Charles Livingstone was also fully occupied in his duties in following out the general objects of our mission, in encouraging the culture of cotton, in making many magnetic and meteorological observations, in photographing so long as the materials would serve, and in collecting a large number of birds, insects, and other objects of interest. The collections, being Government property, have been forwarded to the British Museum, and to the Royal Botanic, Gardens at Kew; and should Dr. Kirk undertake their description, three or four years will be required for the purpose.

Though collections were made, it was always distinctly understood that, however desirable these and our explorations might be, “Her Majesty’s Government attached more importance to the moral influence that might be exerted on the minds of the natives by a well-regulated and orderly household of Europeans setting an example of consistent moral conduct to all who might witness it; treating the people with kindness, and relieving their wants, teaching them to make experiments in agriculture, explaining to them the more simple arts, imparting to them religious instruction as far as they are capable of receiving it, and inculcating peace and good will to each other.”

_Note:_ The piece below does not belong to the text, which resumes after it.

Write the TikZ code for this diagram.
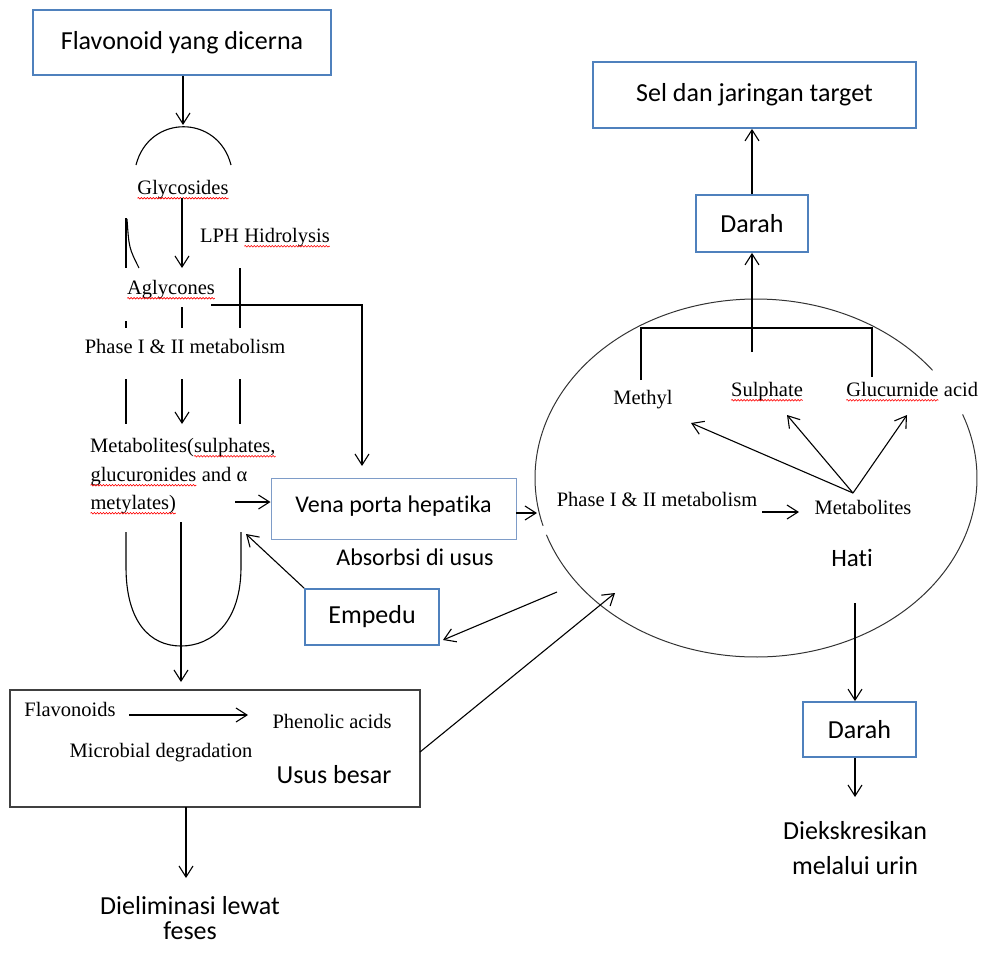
\documentclass[tikz,border=0pt]{standalone}
\usepackage{fontspec}
\setmainfont{Liberation Serif}
\newfontfamily\calib[Ligatures=NoCommon,RawFeature=-liga]{Carlito}
\usetikzlibrary{arrows.meta,decorations.pathmorphing}
\definecolor{boxblue}{HTML}{4F81BD}
\definecolor{liteblue}{HTML}{7E9CC8}
\newcommand\rw[1]{\tikz[baseline=(w.base)]{\node[inner sep=0pt,outer sep=0pt,text height=,text depth=,anchor=base] (w) at (0,0) {#1};\draw[red,line width=0.6pt,decorate,decoration={snake,amplitude=0.8pt,segment length=3pt}] ([yshift=-3.5pt]w.base west) -- ([yshift=-3.5pt]w.base east);}}
\begin{document}
\begin{tikzpicture}[x=1pt,y=-1pt,line width=1.1pt,
  arr/.style={-{Straight Barb[length=11pt,width=14pt,line width=1.1pt]}},
  bbox/.style={draw=boxblue,line width=1.8pt,font=\calib\fontsize{26}{30}\selectfont,inner sep=0pt},
  vbox/.style={draw=liteblue,line width=1pt,font=\calib\fontsize{24}{28}\selectfont,inner sep=0pt},
  gbox/.style={draw=black!75,line width=1.4pt,inner sep=0pt},
  tm/.style={font=\fontsize{20.5}{24}\selectfont,inner sep=0pt,text height=14pt,text depth=4.5pt},
  cb/.style={font=\calib\fontsize{26}{30}\selectfont,inner sep=0pt,text height=18pt,text depth=6pt},
  cbs/.style={cb,font=\calib\fontsize{24}{28}\selectfont},
  ell/.style={draw=black!80,line width=1pt}]
\useasboundingbox (0,0) rectangle (981,953);

% ---------- boxes ----------
\node[bbox,minimum width=298pt,minimum height=65pt] (flav) at (182,42.5) {Flavonoid yang dicerna};
\node[bbox,minimum width=323pt,minimum height=66pt] (sel) at (754.5,95) {Sel dan jaringan target};
\node[bbox,minimum width=112pt,minimum height=57pt] (darah1) at (752,223.5) {Darah};
\node[bbox,minimum width=113pt,minimum height=55pt] (darah2) at (859.5,729.5) {Darah};
\node[bbox,minimum width=134pt,minimum height=56pt] (empedu) at (372,617) {Empedu};
\node[vbox,minimum width=245pt,minimum height=61pt,text depth=9pt] (vena) at (393.5,508.5) {Vena porta hepatika};
\node[gbox,minimum width=410pt,minimum height=117pt] (usus) at (215,748.5) {};

% ---------- left column texts ----------
\node[tm] (glyc) at (183,190) {\rw{Glycosides}};
\node[tm,anchor=west] (lph) at (200,238) {LPH \rw{Hidrolysis}};
\node[tm] (agly) at (171,290) {\rw{Aglycones}};
\node[tm] (ph1) at (185,349) {Phase I \& II metabolism};
\node[tm,anchor=west] (met1) at (90,448) {Metabolites(\rw{sulphates,}};
\node[tm,anchor=west] (met2) at (90,477) {\rw{glucuronides} and α};
\node[tm,anchor=west] (met3) at (90,505) {\rw{metylates)}};
\node[cbs] (abs) at (415,559) {Absorbsi di usus};

% ---------- large intestine ----------
\node[tm] (flavs) at (70,712) {Flavonoids};
\node[tm] (phen) at (332,724) {Phenolic acids};
\node[tm] (micro) at (161,753) {Microbial degradation};
\node[cb] (ususlbl) at (334,777) {Usus besar};
\node[cb] (elim1) at (190,908) {Dieliminasi lewat};
\node[cb] (elim2) at (190,933) {feses};

% ---------- liver ----------
\coordinate (liv) at (756,478);
\draw[ell] plot[domain=-195.5:-37,samples=100,smooth,variable=\t] ({756+221*cos(\t)},{478+179*sin(\t)});
\draw[ell] plot[domain=-20.8:161.5,samples=100,smooth,variable=\t] ({756+221*cos(\t)},{478+179*sin(\t)});
\node[tm] (methyl) at (643,400) {Methyl};
\node[tm] (sulph) at (767,392) {\rw{Sulphate}};
\node[tm] (gluc) at (912,392) {\rw{Glucurnide} acid};
\node[tm] (ph2) at (657,502) {Phase I \& II metabolism};
\node[tm] (metab) at (863,510) {Metabolites};
\node[cb,font=\calib\fontsize{25}{29}\selectfont] (hati) at (852,560) {Hati};
\node[cb] (urin1) at (855,833) {Diekskresikan};
\node[cb] (urin2) at (855,868) {melalui urin};

% ---------- coordinates ----------
\coordinate (captop) at (183,125);
\coordinate (capl) at (136,165);
\coordinate (capr) at (231,165);
\coordinate (glycout) at (182,198);
\coordinate (aglyin) at (182,268);
\coordinate (hjoin) at (211,305);
\coordinate (hcorner) at (362,305);
\coordinate (venain) at (362,466);
\coordinate (metout) at (235,502);
\coordinate (venaout) at (516,513);
\coordinate (livin) at (537,513);
\coordinate (bilein) at (246,534);
\coordinate (bileout) at (557,592);
\coordinate (bilehead) at (443,640);
\coordinate (colonout) at (420,752);
\coordinate (colonhead) at (615,593);
\coordinate (mid) at (181,522);
\coordinate (midhead) at (181,682);
\coordinate (flin) at (129,715);
\coordinate (flhead) at (248,715);
\coordinate (fecout) at (186,807);
\coordinate (fechead) at (186,878);
\coordinate (brl) at (641,328);
\coordinate (brr) at (872,328);
\coordinate (brstem) at (752,352);
\coordinate (fork) at (853,493);
\coordinate (methylhead) at (691,423);
\coordinate (sulphhead) at (787,415);
\coordinate (gluchead) at (907,415);
\coordinate (phout) at (762,512);
\coordinate (phhead) at (799,512);
\coordinate (hatiout) at (855,603);
\coordinate (urinhead) at (855,797);

% ---------- connectors: left ----------
\draw[arr] (flav.south -| captop) -- (captop);
\draw (capl) .. controls (149,114) and (218,114) .. (capr);
\draw[arr] (glycout) -- (aglyin);
\draw (126,218) -- (126,268);
\draw (127,219) .. controls (129,248) .. (139,268);
\draw (240,268) -- (240,328);
\draw[arr] (hjoin) -- (hcorner) -- (venain);
\draw (126,321) -- (126,328);
\draw (182,307) -- (182,328);
\draw (126,379) -- (126,424);
\draw[arr] (182,379) -- (182,424);
\draw (240,379) -- (240,424);
\draw[arr] (metout) -- (metout -| vena.west);
\draw[arr] (venaout) -- (livin);
\draw (126,532) -- (126,567) .. controls (126,622) and (150,646) .. (181,646)
      .. controls (212,646) and (241,622) .. (241,567) -- (241,532);
\draw[arr] (mid) -- (midhead);
\draw[arr] (empedu.north west) -- (bilein);
\draw[arr] (bileout) -- (bilehead);
\draw[arr] (colonout) -- (colonhead);
\draw[arr] (flin) -- (flhead);
\draw[arr] (fecout) -- (fechead);

% ---------- connectors: liver ----------
\draw (641,380) -- (brl) -- (brr) -- (872,377);
\draw[arr] (brstem) -- (brstem |- darah1.south);
\draw[arr] (darah1.north) -- (darah1.north |- sel.south);
\draw[arr] (fork) -- (methylhead);
\draw[arr] (fork) -- (sulphhead);
\draw[arr] (fork) -- (gluchead);
\draw[arr] (phout) -- (phhead);
\draw[arr] (hatiout) -- (hatiout |- darah2.north);
\draw[arr] (hatiout |- darah2.south) -- (urinhead);
\end{tikzpicture}
\end{document}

It would be tiresome to enumerate in detail all the little acts which were performed by us while following out our instructions. As a rule, whenever the steamer stopped to take in wood, or for any other purpose, Dr. Kirk and Charles Livingstone went ashore to their duties: one of our party, who it was intended should navigate the vessel and lay down the geographical positions, having failed to answer the expectations formed of him, these duties fell chiefly to my share. They involved a considerable amount of night work, in which I was always cheerfully aided by my companions, and the results were regularly communicated to our warm and ever-ready friend, Sir Thomas Maclear of the Royal Observatory, Cape of Good Hope. While this work was going through the press, we were favoured with the longitudes of several stations determined from observed occultations of stars by the moon, and from eclipses and reappearances of Jupiter’s satellites, by Mr. Mann, the able Assistant to the Cape Astronomer Royal; the lunars are still in the hands of Mr. G. W. H. Maclear of the same Observatory. In addition to these, the altitudes, variations of the compass, latitudes and longitudes, as calculated on the spot, appear in the map by Mr. Arrowsmith, and it is hoped may not differ much from the results of the same data in abler bands. The office of “skipper,” which, rather than let the Expedition come to a stand, I undertook, required no great ability in one “not too old to learn:” it saved a salary, and, what was much more valuable than gold, saved the Expedition from the drawback of any one thinking that he was indispensable to its further progress. The office required attention to the vessel both at rest and in motion. It also involved considerable exposure to the sun; and to my regret kept me from much anticipated intercourse with the natives, and the formation of full vocabularies of their dialects.

I may add that all wearisome repetitions are as much as possible avoided in the narrative; and, our movements and operations having previously been given in a series of despatches, the attempt is now made to give as fairly as possible just what would most strike any person of ordinary intelligence in passing through the country. For the sake of the freshness which usually attaches to first impressions, the Journal of Charles Livingstone has been incorporated in the narrative; and many remarks made by the natives, which ho put down at the moment of translation, will convey to others the same ideas as they did to ourselves. Some are no doubt trivial; but it is by the little acts and words of every-day life that character is truly and best known. And doubtless many will prefer to draw their own conclusions from them rather than to be schooled by us.